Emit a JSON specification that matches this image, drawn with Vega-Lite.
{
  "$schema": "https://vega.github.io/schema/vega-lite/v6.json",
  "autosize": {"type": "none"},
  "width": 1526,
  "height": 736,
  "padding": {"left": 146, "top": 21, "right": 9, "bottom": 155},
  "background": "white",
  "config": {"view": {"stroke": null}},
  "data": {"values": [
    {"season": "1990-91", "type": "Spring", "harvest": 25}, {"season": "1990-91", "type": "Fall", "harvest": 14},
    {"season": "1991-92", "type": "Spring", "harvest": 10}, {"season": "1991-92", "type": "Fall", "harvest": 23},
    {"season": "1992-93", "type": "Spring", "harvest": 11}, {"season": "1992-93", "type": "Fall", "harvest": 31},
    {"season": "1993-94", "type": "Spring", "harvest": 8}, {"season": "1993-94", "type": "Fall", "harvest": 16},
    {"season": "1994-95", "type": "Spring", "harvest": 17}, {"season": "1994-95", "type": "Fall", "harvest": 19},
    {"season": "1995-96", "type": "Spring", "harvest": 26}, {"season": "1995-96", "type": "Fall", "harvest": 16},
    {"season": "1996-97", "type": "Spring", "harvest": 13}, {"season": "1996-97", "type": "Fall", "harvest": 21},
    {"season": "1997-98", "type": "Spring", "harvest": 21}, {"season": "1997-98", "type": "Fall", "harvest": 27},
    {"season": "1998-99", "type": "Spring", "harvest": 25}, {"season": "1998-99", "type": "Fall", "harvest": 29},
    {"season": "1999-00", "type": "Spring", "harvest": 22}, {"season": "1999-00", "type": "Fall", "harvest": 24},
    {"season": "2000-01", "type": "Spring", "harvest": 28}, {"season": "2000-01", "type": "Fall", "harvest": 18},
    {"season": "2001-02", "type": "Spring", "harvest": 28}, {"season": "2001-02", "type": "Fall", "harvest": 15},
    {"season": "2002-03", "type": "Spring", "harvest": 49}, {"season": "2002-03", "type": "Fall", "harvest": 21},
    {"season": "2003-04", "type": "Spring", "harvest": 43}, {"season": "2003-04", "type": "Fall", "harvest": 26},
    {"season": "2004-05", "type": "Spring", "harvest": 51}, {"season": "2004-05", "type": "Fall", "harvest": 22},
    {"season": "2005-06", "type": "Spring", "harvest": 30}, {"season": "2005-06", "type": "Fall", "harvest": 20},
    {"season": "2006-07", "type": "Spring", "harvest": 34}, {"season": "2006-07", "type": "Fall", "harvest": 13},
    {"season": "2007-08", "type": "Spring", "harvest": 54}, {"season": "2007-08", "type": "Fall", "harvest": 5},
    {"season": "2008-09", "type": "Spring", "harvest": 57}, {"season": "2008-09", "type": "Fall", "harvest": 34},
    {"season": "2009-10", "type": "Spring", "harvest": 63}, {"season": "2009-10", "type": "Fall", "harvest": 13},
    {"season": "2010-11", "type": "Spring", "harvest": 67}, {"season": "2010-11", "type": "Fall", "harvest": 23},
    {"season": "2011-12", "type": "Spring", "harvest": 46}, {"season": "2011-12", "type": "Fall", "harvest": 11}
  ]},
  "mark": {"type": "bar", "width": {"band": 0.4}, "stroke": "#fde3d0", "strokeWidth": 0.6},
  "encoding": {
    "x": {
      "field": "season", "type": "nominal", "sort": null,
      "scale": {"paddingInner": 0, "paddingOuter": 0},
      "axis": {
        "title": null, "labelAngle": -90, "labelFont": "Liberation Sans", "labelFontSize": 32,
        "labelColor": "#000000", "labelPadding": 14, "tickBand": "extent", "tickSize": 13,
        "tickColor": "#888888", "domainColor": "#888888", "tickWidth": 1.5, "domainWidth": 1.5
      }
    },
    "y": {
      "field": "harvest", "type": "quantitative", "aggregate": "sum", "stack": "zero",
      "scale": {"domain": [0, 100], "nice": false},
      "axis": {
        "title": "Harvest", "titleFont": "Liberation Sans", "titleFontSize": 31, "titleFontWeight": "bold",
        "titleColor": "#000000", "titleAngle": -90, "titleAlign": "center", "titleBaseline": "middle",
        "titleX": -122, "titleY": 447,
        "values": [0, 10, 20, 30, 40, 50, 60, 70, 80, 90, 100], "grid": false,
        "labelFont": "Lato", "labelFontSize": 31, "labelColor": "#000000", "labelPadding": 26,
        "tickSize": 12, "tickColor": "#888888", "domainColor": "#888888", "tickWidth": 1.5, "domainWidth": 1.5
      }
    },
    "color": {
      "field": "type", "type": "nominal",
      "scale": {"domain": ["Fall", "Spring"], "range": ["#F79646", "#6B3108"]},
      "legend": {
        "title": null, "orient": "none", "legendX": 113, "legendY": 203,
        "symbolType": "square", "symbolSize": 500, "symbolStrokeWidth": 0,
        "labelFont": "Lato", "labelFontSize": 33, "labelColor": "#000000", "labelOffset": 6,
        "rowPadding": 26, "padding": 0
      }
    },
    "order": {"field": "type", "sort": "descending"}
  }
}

◆ ◆ ◆ ◆

### Exercise
Print back all the lines verbatim.

### In response
Emit a JSON specification that matches this image, drawn with Vega-Lite.
{
  "$schema": "https://vega.github.io/schema/vega-lite/v6.json",
  "autosize": {"type": "none"},
  "width": 1526,
  "height": 736,
  "padding": {"left": 146, "top": 21, "right": 9, "bottom": 155},
  "background": "white",
  "config": {"view": {"stroke": null}},
  "data": {"values": [
    {"season": "1990-91", "type": "Spring", "harvest": 25}, {"season": "1990-91", "type": "Fall", "harvest": 14},
    {"season": "1991-92", "type": "Spring", "harvest": 10}, {"season": "1991-92", "type": "Fall", "harvest": 23},
    {"season": "1992-93", "type": "Spring", "harvest": 11}, {"season": "1992-93", "type": "Fall", "harvest": 31},
    {"season": "1993-94", "type": "Spring", "harvest": 8}, {"season": "1993-94", "type": "Fall", "harvest": 16},
    {"season": "1994-95", "type": "Spring", "harvest": 17}, {"season": "1994-95", "type": "Fall", "harvest": 19},
    {"season": "1995-96", "type": "Spring", "harvest": 26}, {"season": "1995-96", "type": "Fall", "harvest": 16},
    {"season": "1996-97", "type": "Spring", "harvest": 13}, {"season": "1996-97", "type": "Fall", "harvest": 21},
    {"season": "1997-98", "type": "Spring", "harvest": 21}, {"season": "1997-98", "type": "Fall", "harvest": 27},
    {"season": "1998-99", "type": "Spring", "harvest": 25}, {"season": "1998-99", "type": "Fall", "harvest": 29},
    {"season": "1999-00", "type": "Spring", "harvest": 22}, {"season": "1999-00", "type": "Fall", "harvest": 24},
    {"season": "2000-01", "type": "Spring", "harvest": 28}, {"season": "2000-01", "type": "Fall", "harvest": 18},
    {"season": "2001-02", "type": "Spring", "harvest": 28}, {"season": "2001-02", "type": "Fall", "harvest": 15},
    {"season": "2002-03", "type": "Spring", "harvest": 49}, {"season": "2002-03", "type": "Fall", "harvest": 21},
    {"season": "2003-04", "type": "Spring", "harvest": 43}, {"season": "2003-04", "type": "Fall", "harvest": 26},
    {"season": "2004-05", "type": "Spring", "harvest": 51}, {"season": "2004-05", "type": "Fall", "harvest": 22},
    {"season": "2005-06", "type": "Spring", "harvest": 30}, {"season": "2005-06", "type": "Fall", "harvest": 20},
    {"season": "2006-07", "type": "Spring", "harvest": 34}, {"season": "2006-07", "type": "Fall", "harvest": 13},
    {"season": "2007-08", "type": "Spring", "harvest": 54}, {"season": "2007-08", "type": "Fall", "harvest": 5},
    {"season": "2008-09", "type": "Spring", "harvest": 57}, {"season": "2008-09", "type": "Fall", "harvest": 34},
    {"season": "2009-10", "type": "Spring", "harvest": 63}, {"season": "2009-10", "type": "Fall", "harvest": 13},
    {"season": "2010-11", "type": "Spring", "harvest": 67}, {"season": "2010-11", "type": "Fall", "harvest": 23},
    {"season": "2011-12", "type": "Spring", "harvest": 46}, {"season": "2011-12", "type": "Fall", "harvest": 11}
  ]},
  "mark": {"type": "bar", "width": {"band": 0.4}, "stroke": "#fde3d0", "strokeWidth": 0.6},
  "encoding": {
    "x": {
      "field": "season", "type": "nominal", "sort": null,
      "scale": {"paddingInner": 0, "paddingOuter": 0},
      "axis": {
        "title": null, "labelAngle": -90, "labelFont": "Liberation Sans", "labelFontSize": 32,
        "labelColor": "#000000", "labelPadding": 14, "tickBand": "extent", "tickSize": 13,
        "tickColor": "#888888", "domainColor": "#888888", "tickWidth": 1.5, "domainWidth": 1.5
      }
    },
    "y": {
      "field": "harvest", "type": "quantitative", "aggregate": "sum", "stack": "zero",
      "scale": {"domain": [0, 100], "nice": false},
      "axis": {
        "title": "Harvest", "titleFont": "Liberation Sans", "titleFontSize": 31, "titleFontWeight": "bold",
        "titleColor": "#000000", "titleAngle": -90, "titleAlign": "center", "titleBaseline": "middle",
        "titleX": -122, "titleY": 447,
        "values": [0, 10, 20, 30, 40, 50, 60, 70, 80, 90, 100], "grid": false,
        "labelFont": "Lato", "labelFontSize": 31, "labelColor": "#000000", "labelPadding": 26,
        "tickSize": 12, "tickColor": "#888888", "domainColor": "#888888", "tickWidth": 1.5, "domainWidth": 1.5
      }
    },
    "color": {
      "field": "type", "type": "nominal",
      "scale": {"domain": ["Fall", "Spring"], "range": ["#F79646", "#6B3108"]},
      "legend": {
        "title": null, "orient": "none", "legendX": 113, "legendY": 203,
        "symbolType": "square", "symbolSize": 500, "symbolStrokeWidth": 0,
        "labelFont": "Lato", "labelFontSize": 33, "labelColor": "#000000", "labelOffset": 6,
        "rowPadding": 26, "padding": 0
      }
    },
    "order": {"field": "type", "sort": "descending"}
  }
}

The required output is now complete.